It was always going to be difficult to follow the 15th episode of Sangatsu no Lion’s second season. But for the return of Nikaido, this week’s episode might have run out of steam early on. In fact, it came close with a lengthy and frankly bizarre scene wherein Akari explains how to cook eggs properly. Nonetheless, this episode was still worth watching for the background it provided on Souya.
Until now, the audience had assumed Souya to be hiding his deafness. To be fair, he doesn’t shout it from the rooftops, but plenty of people know about it. Thankfully they respect him enough to keep it quiet.
Also, it seems he enjoyed spending time with Rei. The pair are extremely similar, so perhaps they saw a little of themselves in their opponent. Souya may be a man of few words but his expressions (as ever, beautifully animated by Shaft) say it all.
Nikaido gets out of hospital and heads straight into a game.
Despite the length of his absence, his enthusiasm clearly hasn’t waned a bit. He’s been desperate to have a move named after him and with his surprise upset against an 8th-Dan player, he may well get his wish. Let’s just hope he comes up with a better name than “the Nikaido Vaccine”.

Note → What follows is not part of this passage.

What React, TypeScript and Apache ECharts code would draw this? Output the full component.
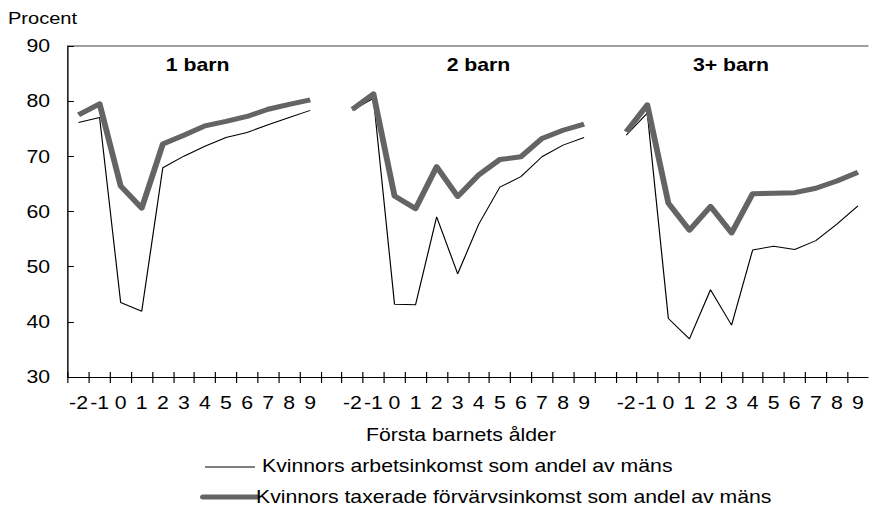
import React, { useEffect, useRef } from "react";
import * as echarts from "echarts";

// ---- data ----
const ages = ["-2", "-1", "0", "1", "2", "3", "4", "5", "6", "7", "8", "9"];
const panelTitles = ["1 barn", "2 barn", "3+ barn"];

const arbetsinkomst1 = [76.1, 77.0, 43.5, 41.9, 67.9, 70.0, 71.8, 73.4, 74.3, 75.7, 77.0, 78.3];
const arbetsinkomst2 = [78.3, 80.5, 43.2, 43.1, 59.0, 48.7, 57.7, 64.4, 66.3, 69.9, 72.0, 73.4];
const arbetsinkomst3 = [73.8, 77.8, 40.6, 36.9, 45.8, 39.4, 53.0, 53.7, 53.1, 54.7, 57.7, 61.0];

const taxerad1 = [77.5, 79.5, 64.6, 60.6, 72.2, 73.8, 75.5, 76.3, 77.2, 78.5, 79.4, 80.2];
const taxerad2 = [78.5, 81.3, 62.8, 60.5, 68.1, 62.7, 66.6, 69.4, 69.9, 73.2, 74.7, 75.8];
const taxerad3 = [74.4, 79.3, 61.5, 56.6, 60.9, 56.1, 63.2, 63.3, 63.4, 64.2, 65.5, 67.1];

const seriesNames = [
  "Kvinnors arbetsinkomst som andel av mäns",
  "Kvinnors taxerade förvärvsinkomst som andel av mäns",
];
const yTitle = "Procent";
const xTitle = "Första barnets ålder";
const yMin = 30;
const yMax = 90;
const yInterval = 10;

// ---- build category axis with gaps between panels ----
const categories: string[] = [];
ages.forEach((a) => categories.push(a));
categories.push("");
ages.forEach((a) => categories.push(a));
categories.push("");
ages.forEach((a) => categories.push(a));

const joinPanels = (a: number[], b: number[], c: number[]) =>
  [...a, null, ...b, null, ...c] as (number | null)[];

const thinData = joinPanels(arbetsinkomst1, arbetsinkomst2, arbetsinkomst3);
const thickData = joinPanels(taxerad1, taxerad2, taxerad3);

// ---- layout (horizontal stretch of the whole picture) ----
const S = 1.18;
const W = 736;
const H = 510;
const sx = (x: number) => x / S;
const FONT = "'Liberation Sans', Arial, sans-serif";

export default function App() {
  const ref = useRef<HTMLDivElement>(null);

  useEffect(() => {
    document.body.style.margin = "0";
    document.body.style.overflow = "hidden";
    if (!ref.current) return;
    const chart = echarts.init(ref.current, null, { renderer: "svg" });

    const txt = (text: string, x: number, y: number, size: number, align: string, bold = false) => ({
      type: "text",
      silent: true,
      style: {
        text,
        x,
        y,
        fill: "#000",
        fontSize: size,
        fontFamily: FONT,
        fontWeight: bold ? "bold" : "normal",
        align,
        textAlign: align,
        verticalAlign: "middle",
        textVerticalAlign: "middle",
      },
    });

    const option: any = {
      animation: false,
      backgroundColor: "#fff",
      grid: { left: sx(68), top: 45.8, width: sx(808), height: 331.2, containLabel: false },
      xAxis: [
        {
          type: "category",
          data: categories,
          position: "bottom",
          boundaryGap: true,
          axisLine: { show: true, lineStyle: { color: "#000", width: 1.2 } },
          axisTick: { show: true, inside: false, length: 6, interval: 0, lineStyle: { color: "#000", width: 1 } },
          axisLabel: { interval: 0, color: "#000", fontSize: 18, fontFamily: FONT, margin: 17 },
          splitLine: { show: false },
        },
        {
          type: "category",
          data: categories,
          position: "top",
          boundaryGap: true,
          axisLine: { show: true, lineStyle: { color: "#808080", width: 1.5 } },
          axisTick: { show: false },
          axisLabel: { show: false },
          splitLine: { show: false },
        },
        {
          type: "category",
          data: categories,
          position: "bottom",
          boundaryGap: true,
          axisLine: { show: false },
          axisTick: { show: true, inside: true, length: 5, interval: 0, lineStyle: { color: "#000", width: 1 } },
          axisLabel: { show: false },
          splitLine: { show: false },
        },
      ],
      yAxis: {
        type: "value",
        min: yMin,
        max: yMax,
        interval: yInterval,
        axisLine: { show: true, lineStyle: { color: "#000", width: 1.2 } },
        axisTick: { show: true, inside: true, length: 5, lineStyle: { color: "#000", width: 1 } },
        axisLabel: { color: "#000", fontSize: 18, fontFamily: FONT, margin: sx(18) },
        splitLine: { show: false },
      },
      series: [
        {
          name: seriesNames[0],
          type: "line",
          data: thinData,
          symbol: "none",
          connectNulls: false,
          lineStyle: { color: "#000", width: 1 },
          z: 2,
        },
        {
          name: seriesNames[1],
          type: "line",
          data: thickData,
          symbol: "none",
          connectNulls: false,
          lineStyle: { color: "#646464", width: 5, join: "round" },
          z: 3,
        },
      ],
      graphic: [
        txt(yTitle, sx(8), 18, 17, "left"),
        txt(panelTitles[0], sx(197.7), 65, 18, "center", true),
        txt(panelTitles[1], sx(478.5), 65, 18, "center", true),
        txt(panelTitles[2], sx(731), 65, 18, "center", true),
        txt(xTitle, sx(461), 434.5, 18, "center"),
        {
          type: "line",
          silent: true,
          shape: { x1: sx(205), y1: 467, x2: sx(255), y2: 467 },
          style: { stroke: "#000", lineWidth: 1 },
        },
        txt(seriesNames[0], sx(262), 466, 18, "left"),
        {
          type: "line",
          silent: true,
          shape: { x1: sx(203), y1: 497, x2: sx(257), y2: 497 },
          style: { stroke: "#646464", lineWidth: 5, lineCap: "round" },
        },
        txt(seriesNames[1], sx(256), 497, 18, "left"),
      ],
    };

    chart.setOption(option);
    return () => chart.dispose();
  }, []);

  return (
    <div
      ref={ref}
      style={{
        position: "absolute",
        left: 0,
        top: 0,
        width: W,
        height: H,
        transform: `scaleX(${S})`,
        transformOrigin: "0 0",
        overflow: "hidden",
      }}
    />
  );
}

While Nikaido is often used as comic relief, he has an incredibly analytical mind.
While Rei was off hanging out with Hina, you can bet he was dreaming up strategies and counters to use against the opponents he’s most worried about. More interestingly, he’s probably seen the Rei/Souya game. We already know which move lost Rei the game, but if anyone can pick up on Souya’s weaknesses, it’s Nikaido.
So what can we expect to see when the show returns on March 3rd? Well, there’s the upcoming tournament. Nikaido has a qualifying game that he’s almost certain to win, and Rei will likely resume his training, invigorated by his brush with the meijin. Hina also mentioned that she’d like to visit her friend at her new school, so the stage is set for a change of scenery.
While it’s unlikely that Sangatsu will turn into Silver Spoon for an episode or two, it would be nice to see a more rural setting. This show might be about shogi but more than anything else, it’s built upon its trademark watercolor and pencil art style. The countryside would provide an excellent opportunity for the art team to open up and really show the audience what they’re capable of.